:: MATERIAL ::
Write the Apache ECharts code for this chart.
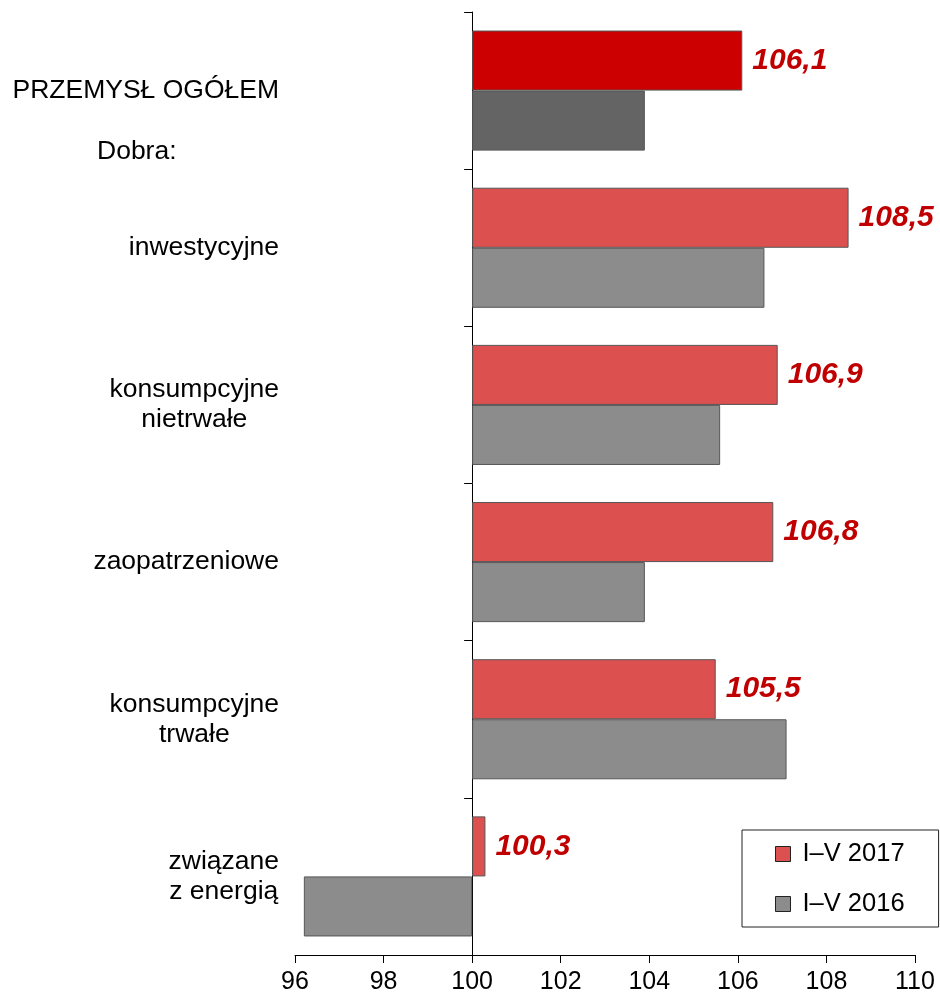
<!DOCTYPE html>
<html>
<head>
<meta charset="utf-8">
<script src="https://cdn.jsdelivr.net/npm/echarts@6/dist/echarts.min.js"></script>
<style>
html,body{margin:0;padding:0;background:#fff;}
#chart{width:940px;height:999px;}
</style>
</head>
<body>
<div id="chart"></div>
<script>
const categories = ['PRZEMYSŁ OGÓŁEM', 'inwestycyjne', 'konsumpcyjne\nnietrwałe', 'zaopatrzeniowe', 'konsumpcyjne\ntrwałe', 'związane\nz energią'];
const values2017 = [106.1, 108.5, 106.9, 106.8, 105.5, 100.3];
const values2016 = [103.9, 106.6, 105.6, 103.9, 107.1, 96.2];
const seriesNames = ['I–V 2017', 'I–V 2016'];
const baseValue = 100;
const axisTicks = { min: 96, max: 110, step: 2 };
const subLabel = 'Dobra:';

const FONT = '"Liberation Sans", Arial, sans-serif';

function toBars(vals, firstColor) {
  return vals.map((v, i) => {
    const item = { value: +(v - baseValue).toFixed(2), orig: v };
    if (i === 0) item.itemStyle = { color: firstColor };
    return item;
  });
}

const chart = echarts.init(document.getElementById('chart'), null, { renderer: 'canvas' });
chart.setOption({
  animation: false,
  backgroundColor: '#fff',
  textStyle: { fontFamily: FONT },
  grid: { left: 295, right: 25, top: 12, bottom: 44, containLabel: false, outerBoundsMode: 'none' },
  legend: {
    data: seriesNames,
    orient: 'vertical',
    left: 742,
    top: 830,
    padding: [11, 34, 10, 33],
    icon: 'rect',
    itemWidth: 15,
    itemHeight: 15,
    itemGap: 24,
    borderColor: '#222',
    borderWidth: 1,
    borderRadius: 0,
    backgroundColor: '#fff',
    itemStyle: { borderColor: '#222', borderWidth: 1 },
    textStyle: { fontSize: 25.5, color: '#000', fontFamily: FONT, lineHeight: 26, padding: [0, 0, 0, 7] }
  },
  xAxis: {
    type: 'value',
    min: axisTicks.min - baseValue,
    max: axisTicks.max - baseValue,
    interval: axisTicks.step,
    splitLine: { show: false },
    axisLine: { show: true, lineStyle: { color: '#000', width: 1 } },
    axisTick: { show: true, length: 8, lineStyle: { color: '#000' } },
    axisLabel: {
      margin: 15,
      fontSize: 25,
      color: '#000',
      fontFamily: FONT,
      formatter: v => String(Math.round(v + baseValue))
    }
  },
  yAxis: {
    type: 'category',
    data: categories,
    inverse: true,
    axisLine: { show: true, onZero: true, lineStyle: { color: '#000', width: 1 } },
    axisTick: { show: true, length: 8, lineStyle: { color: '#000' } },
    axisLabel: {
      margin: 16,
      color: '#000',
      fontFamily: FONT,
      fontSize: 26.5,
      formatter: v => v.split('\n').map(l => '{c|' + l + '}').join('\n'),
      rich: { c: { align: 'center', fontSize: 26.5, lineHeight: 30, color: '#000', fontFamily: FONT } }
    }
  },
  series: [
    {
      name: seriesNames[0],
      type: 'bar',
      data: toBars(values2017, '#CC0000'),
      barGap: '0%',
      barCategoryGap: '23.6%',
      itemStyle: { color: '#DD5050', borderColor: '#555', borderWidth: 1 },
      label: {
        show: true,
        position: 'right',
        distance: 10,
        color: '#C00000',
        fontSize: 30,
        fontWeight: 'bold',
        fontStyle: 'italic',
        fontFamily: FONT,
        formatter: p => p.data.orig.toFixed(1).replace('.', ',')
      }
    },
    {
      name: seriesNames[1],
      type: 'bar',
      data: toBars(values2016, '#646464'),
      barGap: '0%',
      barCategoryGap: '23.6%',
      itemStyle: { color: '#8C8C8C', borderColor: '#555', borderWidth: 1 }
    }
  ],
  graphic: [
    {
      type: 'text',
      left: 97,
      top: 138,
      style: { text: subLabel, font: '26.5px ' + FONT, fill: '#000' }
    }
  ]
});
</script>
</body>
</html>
:::
:: MATERIAL ::
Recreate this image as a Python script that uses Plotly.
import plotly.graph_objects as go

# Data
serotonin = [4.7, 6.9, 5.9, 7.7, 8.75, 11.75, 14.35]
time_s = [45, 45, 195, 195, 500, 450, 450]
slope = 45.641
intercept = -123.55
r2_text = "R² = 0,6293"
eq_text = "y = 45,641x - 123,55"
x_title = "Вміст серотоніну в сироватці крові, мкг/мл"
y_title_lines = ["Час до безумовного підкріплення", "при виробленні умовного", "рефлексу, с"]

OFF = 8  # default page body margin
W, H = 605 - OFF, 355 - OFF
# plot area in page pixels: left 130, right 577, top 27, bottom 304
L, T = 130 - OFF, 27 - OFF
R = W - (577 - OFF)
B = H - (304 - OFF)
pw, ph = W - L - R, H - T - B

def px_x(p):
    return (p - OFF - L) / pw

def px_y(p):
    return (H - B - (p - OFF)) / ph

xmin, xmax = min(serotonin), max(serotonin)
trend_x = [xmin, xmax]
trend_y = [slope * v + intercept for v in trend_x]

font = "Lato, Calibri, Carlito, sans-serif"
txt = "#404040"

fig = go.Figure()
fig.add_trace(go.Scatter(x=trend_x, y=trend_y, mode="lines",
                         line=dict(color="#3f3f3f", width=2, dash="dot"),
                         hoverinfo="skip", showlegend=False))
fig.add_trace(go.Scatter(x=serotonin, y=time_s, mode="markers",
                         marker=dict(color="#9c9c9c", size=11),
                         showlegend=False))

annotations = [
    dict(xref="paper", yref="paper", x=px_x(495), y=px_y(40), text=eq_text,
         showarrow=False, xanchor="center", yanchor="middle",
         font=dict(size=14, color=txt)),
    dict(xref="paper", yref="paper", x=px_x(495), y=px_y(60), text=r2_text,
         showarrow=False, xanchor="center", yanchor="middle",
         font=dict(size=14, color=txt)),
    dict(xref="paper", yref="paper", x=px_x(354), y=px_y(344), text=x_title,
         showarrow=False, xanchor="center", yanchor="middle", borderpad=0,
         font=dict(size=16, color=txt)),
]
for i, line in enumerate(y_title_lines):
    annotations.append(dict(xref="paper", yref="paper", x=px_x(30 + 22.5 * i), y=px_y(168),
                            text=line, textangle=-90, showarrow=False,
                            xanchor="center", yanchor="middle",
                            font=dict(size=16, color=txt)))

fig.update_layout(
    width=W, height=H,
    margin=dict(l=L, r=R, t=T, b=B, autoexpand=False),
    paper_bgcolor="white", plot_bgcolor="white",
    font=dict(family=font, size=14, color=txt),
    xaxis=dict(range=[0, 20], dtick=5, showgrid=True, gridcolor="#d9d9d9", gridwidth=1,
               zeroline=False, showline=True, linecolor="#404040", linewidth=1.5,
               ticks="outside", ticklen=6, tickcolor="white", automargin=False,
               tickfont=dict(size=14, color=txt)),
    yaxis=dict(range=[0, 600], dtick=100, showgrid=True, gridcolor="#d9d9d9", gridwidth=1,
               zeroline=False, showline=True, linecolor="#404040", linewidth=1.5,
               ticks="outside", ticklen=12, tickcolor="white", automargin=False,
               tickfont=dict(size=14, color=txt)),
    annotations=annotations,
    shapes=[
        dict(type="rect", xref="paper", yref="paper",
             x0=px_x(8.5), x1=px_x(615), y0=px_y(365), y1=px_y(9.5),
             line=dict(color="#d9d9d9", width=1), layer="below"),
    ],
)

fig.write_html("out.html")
:::
[GIVEN PROBLEM]
How many of these lines contain "script"? Write only the number.

[TASK RESULT]
4